A) We are trying to promote rallies through the university community and on Twitter. However, most students are reluctant to get involved and leave it to the student government. It is a bit embarrassing that there has been more interest and support from the older generation than from our students. At one of the rallies there were nearly 40 participants who were old enough to be our parents, and they gather every week to protest for the tuition reduction.

Interview with Sang-Lyeol Keum, a YU student who started a one-man demonstration at the YU Central Library from April 29th.

Q) How did you start your one-man demonstration?
A) After I went back to school, I was upset when I saw the tuition increase plans. I felt that somebody needed to say something, so I started my one-man demonstration to make people aware of the injustices that are taking place at YU.

Q) What did you feel during your one-man demonstration?
A) When I held the picket signs, there were many students who said “Fighting!” to me. Some students brought me some beverages, and others clapped for me. It made me feel good to hear their words of encouragement.

Q) What do you want from YU students?
A) I wish students would participate more. I wish students would have more interest in the tuition issue. I wish that more students would realize that the tuition problem is their problem and participate in demonstrations.

Q) Will you continue to demonstrate?
A) Whether it is another one-man demonstration or some other form, I will participate in activities where students speak their minds. As for now, I’m going to attend the candle cultural festival continuously. If we do not act, the university will contintue to ignore us. The university will act fairly if students maintain a critical eye and bring up the right questions.

Q) What demonstrations will you participate in?
A) During the YU spring festival, I prepared a board with photos and information about half price tuition. I will give it to the president. I also got messages from other students about their opinions on the half price tuition issue to deliver to the president. I also plan to distribute printed materials about the reserve funds of YU. I am going to start a signature campaign among the student body. I have also formed an organization named “Tuition Practicing Group.” When the next semester starts, I will go into action.

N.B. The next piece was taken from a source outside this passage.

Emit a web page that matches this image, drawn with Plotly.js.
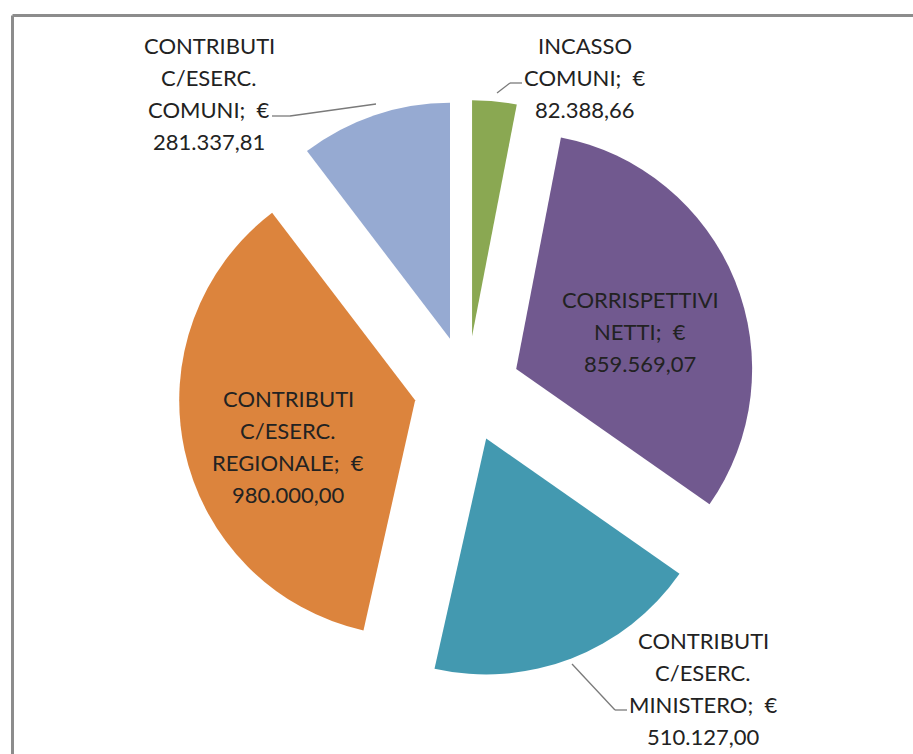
<!DOCTYPE html>
<html>
<head>
<meta charset="utf-8">
<script src="https://cdn.plot.ly/plotly-3.0.1.min.js"></script>
<style>html,body{margin:0;padding:0;background:#fff;}#chart{width:913px;height:754px;}</style>
</head>
<body>
<div id="chart"></div>
<script>
// ---- data ----
var categories = [
  'INCASSO\nCOMUNI',
  'CORRISPETTIVI\nNETTI',
  'CONTRIBUTI\nC/ESERC.\nMINISTERO',
  'CONTRIBUTI\nC/ESERC.\nREGIONALE',
  'CONTRIBUTI\nC/ESERC.\nCOMUNI'
];
var values = [82388.66, 859569.07, 510127.00, 980000.00, 281337.81];
var colors = ['#8AA852', '#71598F', '#4399B0', '#DC843D', '#96AAD2'];

// ---- layout helpers (pixel -> paper) ----
var W = 913, H = 754;
function px(x) { return x / W; }
function py(y) { return 1 - y / H; }

function fmt(v) {
  var s = v.toFixed(2).split('.');
  var intp = s[0].replace(/\B(?=(\d{3})+(?!\d))/g, '.');
  return intp + ',' + s[1];
}

// label block positions: [centre x, first line centre y] in pixels
var labelPos = [[585, 46], [640, 299], [703, 640], [288, 398], [209, 46]];
var lineStep = 32;
var textColor = '#222222';
var fontFamily = 'Lato, "Noto Sans", sans-serif';
var fontSize = 22;

var annotations = [];
categories.forEach(function (c, i) {
  var lines = c.split('\n');
  lines[lines.length - 1] += ';  €';
  lines.push(fmt(values[i]));
  lines.forEach(function (ln, k) {
    annotations.push({
      x: px(labelPos[i][0]), y: py(labelPos[i][1] + k * lineStep),
      xref: 'paper', yref: 'paper', xanchor: 'center', yanchor: 'middle',
      text: ln, showarrow: false,
      font: {family: fontFamily, size: fontSize, color: textColor}
    });
  });
});

// leader lines (pixel polylines)
var leaders = [
  [[522, 83], [510, 83], [497, 93]],
  [[272, 116], [290, 116], [376, 104]],
  [[572, 664], [615, 710], [627, 710]]
];
var shapes = [];
leaders.forEach(function (pts) {
  for (var k = 0; k < pts.length - 1; k++) {
    shapes.push({type: 'line', xref: 'paper', yref: 'paper',
      x0: px(pts[k][0]), y0: py(pts[k][1]), x1: px(pts[k + 1][0]), y1: py(pts[k + 1][1]),
      line: {color: '#7a7a7a', width: 1.3}});
  }
});
// chart frame
shapes.push({type: 'line', xref: 'paper', yref: 'paper', x0: px(12.5), y0: py(15.5), x1: px(913), y1: py(15.5), line: {color: '#8c8c8c', width: 3}});
shapes.push({type: 'line', xref: 'paper', yref: 'paper', x0: px(12.5), y0: py(15.5), x1: px(12.5), y1: py(754), line: {color: '#8c8c8c', width: 3}});

var pull = 0.225;
var trace = {
  type: 'pie',
  labels: categories.map(function (c) { return c.replace(/\n/g, ' '); }),
  values: values,
  sort: false,
  direction: 'clockwise',
  rotation: 0,
  pull: values.map(function () { return pull; }),
  marker: {colors: colors, line: {width: 0}},
  textinfo: 'none',
  hoverinfo: 'label+value',
  domain: {x: [px(178), px(756)], y: [py(678), py(100)]}
};

var layout = {
  width: W, height: H,
  margin: {l: 0, r: 0, t: 0, b: 0},
  paper_bgcolor: '#ffffff',
  showlegend: false,
  annotations: annotations,
  shapes: shapes
};

Plotly.newPlot('chart', [trace], layout, {displayModeBar: false, staticPlot: true});
</script>
</body>
</html>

Q) How can we make half price tuition a reality?
A) Basically, students need to be more concerned. In addition, the opinions of the parents who send their children to university, civic groups, and all citizens need to be voiced. It is difficult to realize this goal because there are not enough people speaking out and demanding half price tuition. President Myung-Bak Lee promised half price tuition. If he makes a promise, he should keep it. We can realize half price tuition if we focus ourselves on accomplishing the task.

The debate over tuition is being made an issue by students who are taking their concerns into the street. However, many students still have not made themselves aware of the specifics of the half price tuition policy yet. In addition, most YU students do not know and do not seem to care how tuition is managed at our university. This apathy is shown in the lack of participation in assembly and demonstrations. Students must recognize that the tuition problem is one that we all share together and there needs to be active participation on the part of all students if these issues are going to be resolved to everyone's satisfaction.